▶ Excerpted data:
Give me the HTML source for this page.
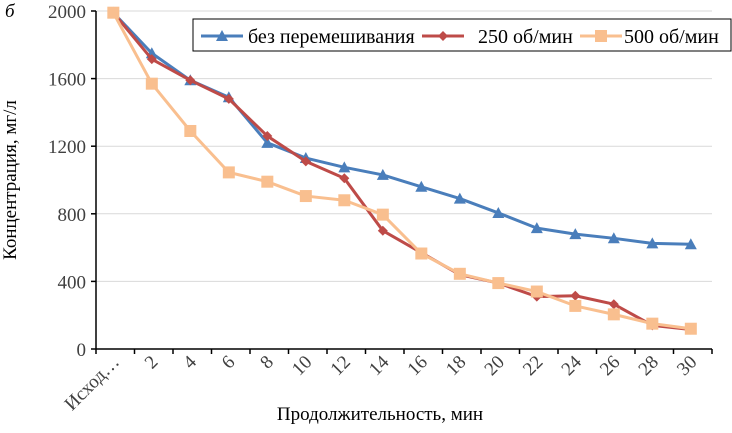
<!DOCTYPE html>
<html><head><meta charset="utf-8"><style>
body{margin:0;background:#fff}
svg text{font-family:"Liberation Serif",serif;fill:#404040}
</style></head><body>
<svg id="chart" width="732" height="428" xmlns="http://www.w3.org/2000/svg"></svg>
<script>
const categories=["Исход…","2","4","6","8","10","12","14","16","18","20","22","24","26","28","30"];
const seriesNames=["без перемешивания","250 об/мин","500 об/мин"];
const noMix=[1990,1750,1590,1490,1220,1130,1075,1030,960,890,805,715,680,655,625,620];
const rpm250=[1990,1715,1590,1480,1260,1110,1010,700,570,440,390,310,315,265,140,115];
const rpm500=[1990,1570,1290,1045,990,905,880,795,565,445,390,340,255,205,150,120];
const yTicks=[0,400,800,1200,1600,2000];
const svg=document.getElementById('chart');
const NS="http://www.w3.org/2000/svg";
const X0=96,X1=712,Y0=349,Y1=11;
const cw=(X1-X0)/categories.length;
const xs=i=>X0+cw*(i+0.45);
const ys=v=>Y0-(v/2000)*(Y0-Y1);
function mk(t,a,p){const e=document.createElementNS(NS,t);for(const k in a)e.setAttribute(k,a[k]);(p||svg).appendChild(e);return e;}
yTicks.forEach(v=>{
 if(v>0){const g=mk('line',{x1:X0,x2:X1,y1:ys(v),y2:ys(v),stroke:'#d9d9d9','stroke-width':1});
 
 }
 const t=mk('text',{x:X0-10,y:ys(v)+7,'text-anchor':'end','font-size':19});t.textContent=v;
 
 
 const tk=mk('line',{x1:X0-5,x2:X0,y1:ys(v),y2:ys(v),stroke:'#000','stroke-width':1.5});
 
 
});
const ya=mk('line',{x1:X0,x2:X0,y1:Y1,y2:Y0,stroke:'#000','stroke-width':1.5});


const xa=mk('line',{x1:X0,x2:X1,y1:Y0,y2:Y0,stroke:'#000','stroke-width':1.5});


for(let i=0;i<=categories.length;i++){const x=X0+cw*i;const tk=mk('line',{x1:x,x2:x,y1:Y0,y2:Y0+5,stroke:'#000','stroke-width':1.5});
 
 }
categories.forEach((c,i)=>{const x=xs(i)+7,y=Y0+14;
 const t=mk('text',{x:x,y:y,'text-anchor':'end','font-size':19,transform:`rotate(-45 ${x} ${y})`});t.textContent=c;
 
 });
const colors=['#4a7ebb','#be4b48','#f9bf8f'];
function marker(kind,x,y,col,p){
 if(kind==0)return mk('polygon',{points:`${x},${y-6} ${x+6},${y+5} ${x-6},${y+5}`,fill:col},p);
 if(kind==1)return mk('polygon',{points:`${x},${y-5} ${x+5},${y} ${x},${y+5} ${x-5},${y}`,fill:col},p);
 return mk('rect',{x:x-6,y:y-6,width:12,height:12,fill:col},p);
}
[noMix,rpm250,rpm500].forEach((d,s)=>{
 const g=mk('g',{});
 
 
 mk('polyline',{points:d.map((v,i)=>xs(i)+','+ys(v)).join(' '),fill:'none',stroke:colors[s],'stroke-width':3,'stroke-linejoin':'round'},g);
 d.forEach((v,i)=>{const m=marker(s,xs(i),ys(v),colors[s],g);
  
  });
});
const lg=mk('g',{});


mk('rect',{x:193,y:19,width:538,height:32,fill:'#fff',stroke:'#000','stroke-width':1},lg);
const lx=[201,422,580],tx=[248,478,624];
seriesNames.forEach((n,s)=>{
 const e=mk('g',{},lg);
 
 
 mk('line',{x1:lx[s],x2:lx[s]+42,y1:36,y2:36,stroke:colors[s],'stroke-width':3},e);
 marker(s,lx[s]+21,36,colors[s],e);
 const t=mk('text',{x:tx[s],y:43,'font-size':20,fill:'#000'},e);t.textContent=n;t.style.fill='#000';
});
const yt=mk('text',{x:0,y:0,'text-anchor':'middle','font-size':19,transform:'translate(16 180) rotate(-90)'});yt.textContent='Концентрация, мг/л';yt.style.fill='#000';


const xt=mk('text',{x:380,y:420,'text-anchor':'middle','font-size':19});xt.textContent='Продолжительность, мин';xt.style.fill='#000';


const lb=mk('text',{x:5,y:17,'font-size':19,'font-style':'italic'});lb.textContent='б';lb.style.fill='#000';


</script>
</body></html>
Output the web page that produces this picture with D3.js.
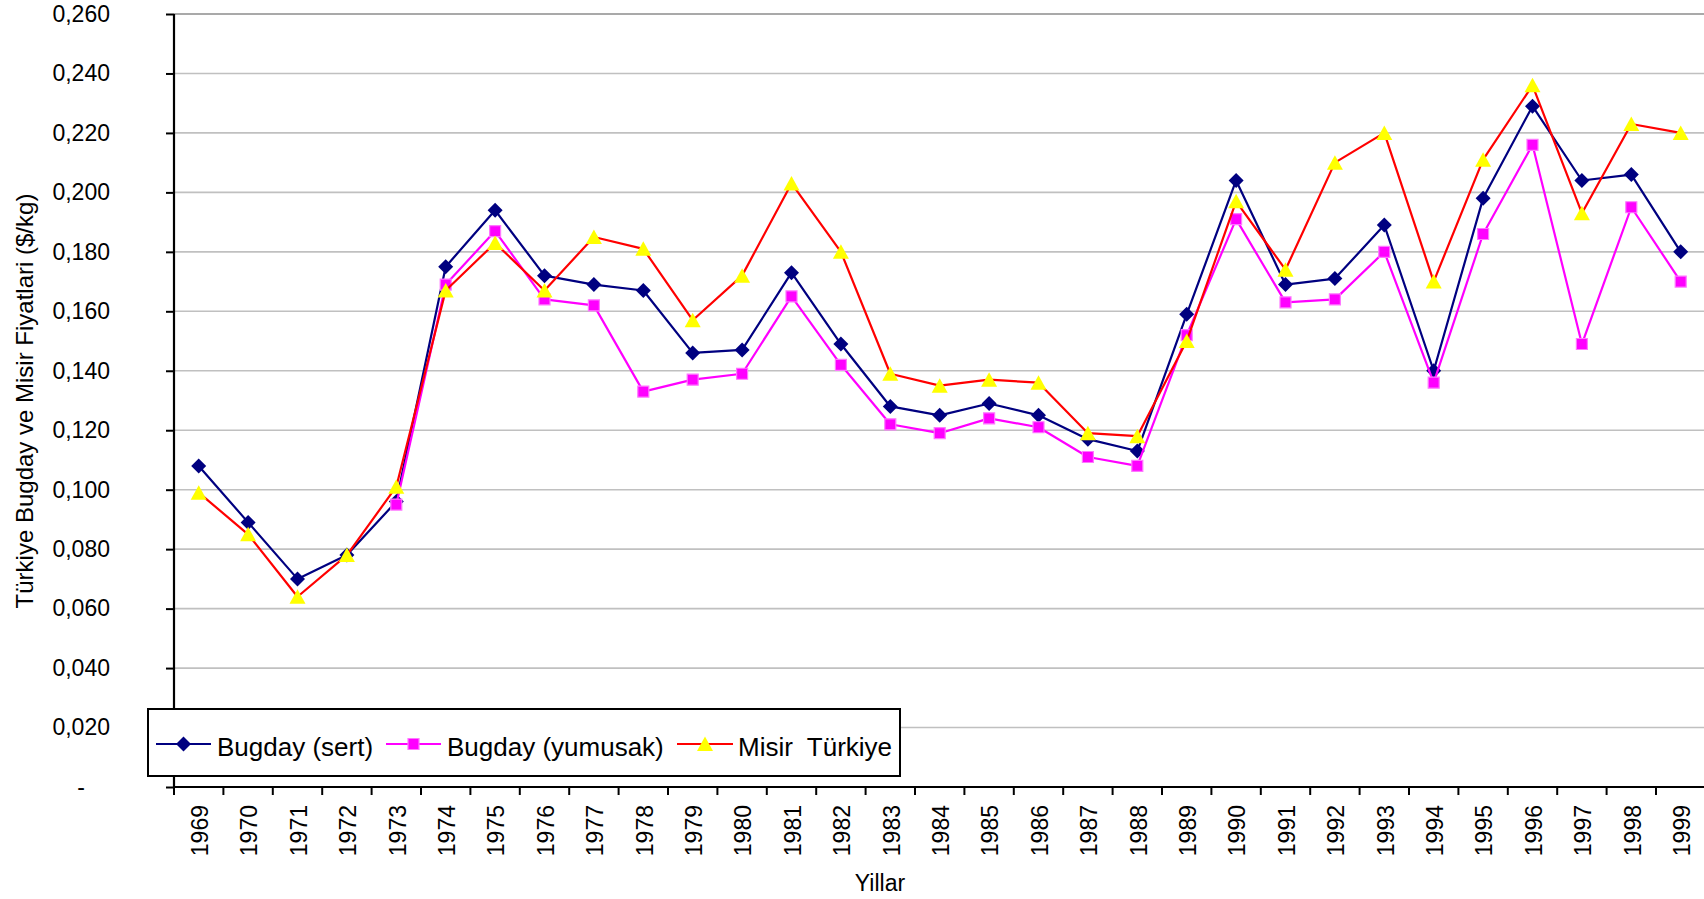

▶ Set exercise: In the records above, how many lines contain the string "this"? State that number only.

▶ Solved problem: 2